First, Congress should hold hearings on the impact of the Court’s decision for schools, communities, and children throughout the nation. Visible hearings would focus attention on the continuing relationship between racial segregation and unequal educational opportunity, and on the urgent need for solutions. Second, Congress should affirm what a majority of the Court said in the recent decision: that reducing racial isolation and achieving a diverse student body are compelling interests that can justify some race-conscious integration plans. Third, Congress should establish guidelines and incentives for school districts to adopt integration plans that meet constitutional standards, just as federal agencies created guidelines and incentives for compliance with Brown forty years ago. All of these steps can occur as part of the current reauthorization of the No Child Left Behind Act, a statute that itself takes race into account to promote equal educational opportunity. (Jonathan Kozol has recently proposed expanding interdistrict choice through NCLB, which I support.)
Finally, the 2008 presidential candidates should be asked whether they consider school integration an important goal and, if so, what they would do as president to achieve it. Only one candidate so far has put this issue on his policy agenda; the others should also be urged to weigh in.

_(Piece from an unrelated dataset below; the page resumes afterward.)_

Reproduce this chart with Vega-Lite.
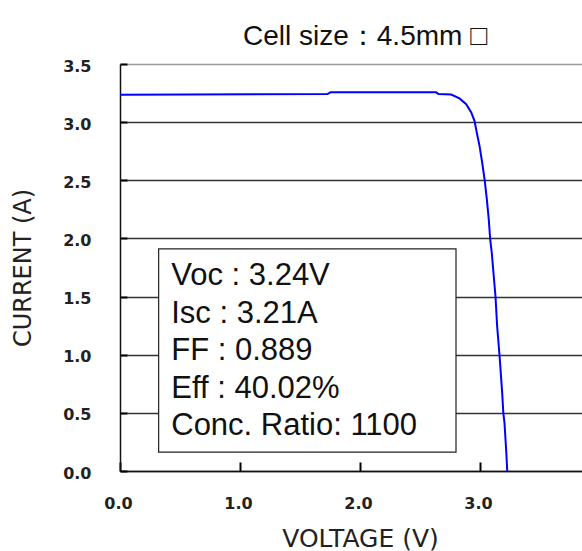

If there is a silver lining in the Supreme Court’s civil rights history, it is that robust political responses to judicial shortcomings have put many of our civil rights victories on a strong foundation of democratic legitimacy. However disappointing a judicial decision may be in the short run, the lesson of history is clear. On civil rights, the constitutional commitments of a motivated and enlightened citizenry ultimately matter as much if not more than the decisions of the Supreme Court.